= Máire Delaney =

Irish doctor

Máire Delaney (née de Valera, 1945–2002) was an Irish medical doctor in the fields of psychiatry, anatomy and pathology. She was best known for her research on 'bog bodies'.

==Biography==
She was born in Dublin in 1945. Her mother was from Carndonagh on the County Donegal coast. Her father, Eamon de Valera, Jnr, was a professor and consultant gynaecologist at the National Maternity Hospital, Dublin. Her grandfather was Éamon de Valera, was President of Ireland. She was educated at St Louis High School, Rathmines, a convent school, and University College Dublin (UCD) where she qualified as a medical doctor in 1971.

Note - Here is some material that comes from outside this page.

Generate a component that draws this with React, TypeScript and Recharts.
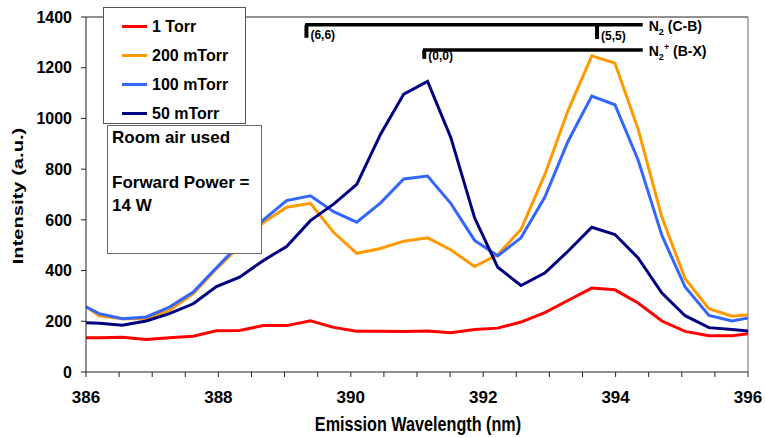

She married Tom Delaney, an archaeologist specialising in the mediaeval period, and moved to Belfast where he worked at the Ulster Museum. She trained in psychiatry and also reported on archaeological anatomy and pathology. When her husband died, she returned to Dublin with their two daughters, finally settling in the village of Ballyboughal. She got remarried, to Pat O'Connell. After working as a psychiatric registrar, her interest in archaeology led her to teaching at UCD followed by a lectureship in anatomy at Trinity College. In her research, she engaged the assistance of many experts worldwide to understand the chemistry of tissue preservation in bog people. In 1999, she and her archaeologist colleague, Nóra Bermingham, began studying a bog body found in Offaly. She was co-author, with Bermingham, of The bog body from Tumbeagh (Wordwell, 2005). The novelist, Erin Hart, based the pathologist character Nora Gavin from her book False Mermaid on Delaney after interviewing her.

Throughout her life, she had been eagerly involved in amateur drama. She was well known for her singing and was a supporter of traditional dance and music; along with her second husband, she was a member of the Góilín Club in Dublin. After some months of illness, she died and her funeral was held in Ballyboughal.

Delaney was one of 14 Irish women scientists celebrated on International Women's Day in 2016.